On the other hand, I would welcome the gradual peeling off of one country after another until there is no EU left. While I can fully sympathise with the sentiments of those European leaders who decided some seventy years ago that a federal union was the best way of preventing World War III, things have moved on since then. We can visit and study in each other’s countries so much more easily than we could in 1945 and we can appreciate the different cultures. This ease of travel in and of itself has reduced the likelihood of war. A Europe of diverse (and I use this rather poisoned word in its best sense) sovereign nations is therefore a much better environment in which we can all be ourselves and appreciate each other rather than one which is trying to shoe-horn us into a bland artificial construct to which very few people outside the corridors of Brussels are ever likely to feel the same sense of allegiance as they do to their own country, people and culture.
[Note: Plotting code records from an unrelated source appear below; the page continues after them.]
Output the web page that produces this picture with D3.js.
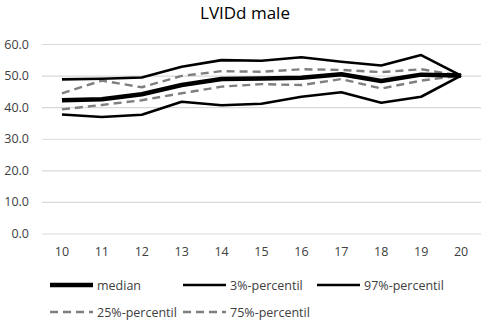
<!DOCTYPE html>
<html><head><meta charset="utf-8">
<script src="https://cdn.jsdelivr.net/npm/d3@7"></script>
<style>body{margin:0;background:#fff}svg{display:block}text{font-family:"Open Sans","Noto Sans",sans-serif;fill:#404040}</style>
</head><body><div id="chart"></div>
<script>
const ages = [10,11,12,13,14,15,16,17,18,19,20];
const yTicks = [0,10,20,30,40,50,60];
const median = [42.2,42.5,44.1,47.0,48.9,49.1,49.3,50.4,48.3,50.3,50.0];
const p3 = [37.7,36.9,37.6,41.7,40.6,41.1,43.3,44.7,41.4,43.3,50.0];
const p97 = [48.8,49.0,49.4,52.8,54.9,54.7,55.8,54.4,53.2,56.5,50.0];
const p25 = [39.3,40.7,42.2,44.4,46.5,47.3,47.0,48.9,45.9,48.4,50.0];
const p75 = [44.4,48.4,46.3,49.9,51.4,51.2,52.0,51.8,51.1,52.0,50.0];
const seriesNames = ["median","3%-percentil","97%-percentil","25%-percentil","75%-percentil"];

const W=486,H=322;
const svg=d3.select("#chart").append("svg").attr("width",W).attr("height",H);
const x=d3.scaleBand().domain(ages).range([42,481]);
const y=d3.scaleLinear().domain([0,60]).range([233.5,44]);

svg.append("text").attr("x",245).attr("y",19).attr("text-anchor","middle")
  .style("font-size","17px").style("fill","#000").text("LVIDd male");

const gy=svg.append("g").attr("transform","translate(42,0)")
  .call(d3.axisLeft(y).tickValues(yTicks).tickFormat(d3.format(".1f")).tickSize(-439).tickPadding(13));
gy.select(".domain").remove();
gy.selectAll("line").attr("stroke","#d9d9d9").attr("stroke-width",1.2);
gy.selectAll("text").style("font-size","12.5px").style("fill","#404040").attr("font-family",null);

const gx=svg.append("g").attr("transform","translate(0,233.5)")
  .call(d3.axisBottom(x).tickSize(0).tickPadding(14));
gx.select(".domain").remove();
gx.selectAll("text").style("font-size","12.5px").style("fill","#404040").attr("font-family",null);

const styles=[
  {data:median,w:4.5,c:"#000",dash:null},
  {data:p3,w:2.6,c:"#000",dash:null},
  {data:p97,w:2.6,c:"#000",dash:null},
  {data:p25,w:2.4,c:"#7f7f7f",dash:"8,5"},
  {data:p75,w:2.4,c:"#7f7f7f",dash:"8,5"}
];
const line=d3.line().x((d,i)=>x(ages[i])+x.bandwidth()/2).y(d=>y(d));
[3,4,1,2,0].forEach(k=>{
  const s=styles[k];
  svg.append("path").datum(s.data).attr("d",line).attr("fill","none")
    .attr("stroke",s.c).attr("stroke-width",s.w).attr("stroke-dasharray",s.dash)
    .attr("stroke-linejoin","round");
});

const legPos=[[50,285],[183,285],[317,285],[50,312],[183,312]];
seriesNames.forEach((n,k)=>{
  const s=styles[k],[lx,ly]=legPos[k];
  svg.append("line").attr("x1",lx).attr("x2",lx+43).attr("y1",ly).attr("y2",ly)
    .attr("stroke",s.c).attr("stroke-width",s.w).attr("stroke-dasharray",s.dash);
  svg.append("text").attr("x",lx+47).attr("y",ly+4.5).style("font-size","12.5px").text(n);
});
</script></body></html>
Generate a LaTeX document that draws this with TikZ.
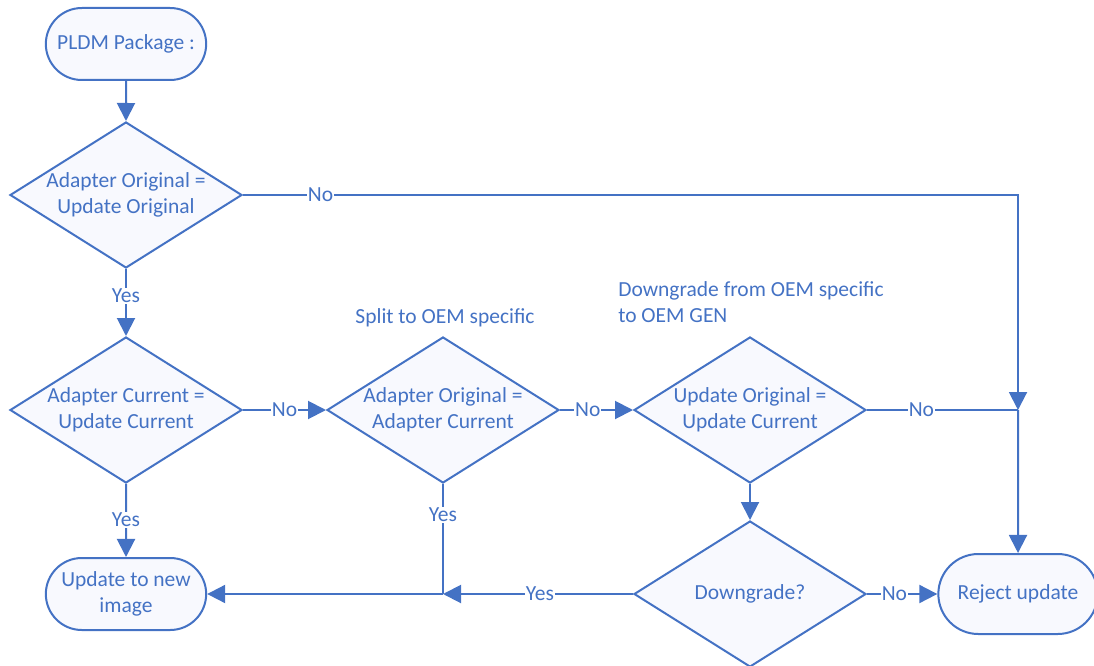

In 1960, only three years after the signing of the Treaty of Rome, the German economist Wilhelm Röpke had begun to feel uncomfortable about what was evolving. “To try to organise Europe centrally, to subject the Continent to a bureaucracy of economic planning, to weld it into a bloc, would be nothing less than a betrayal of Europe and the European patrimony,” he wrote. “The betrayal would be all the more perfidious for being perpetrated in the name of Europe and by an outrageous misuse of that name.” Indeed. If you truly love Europe with its different languages, architecture, cuisine and culture, it makes perfect sense to hate the EU.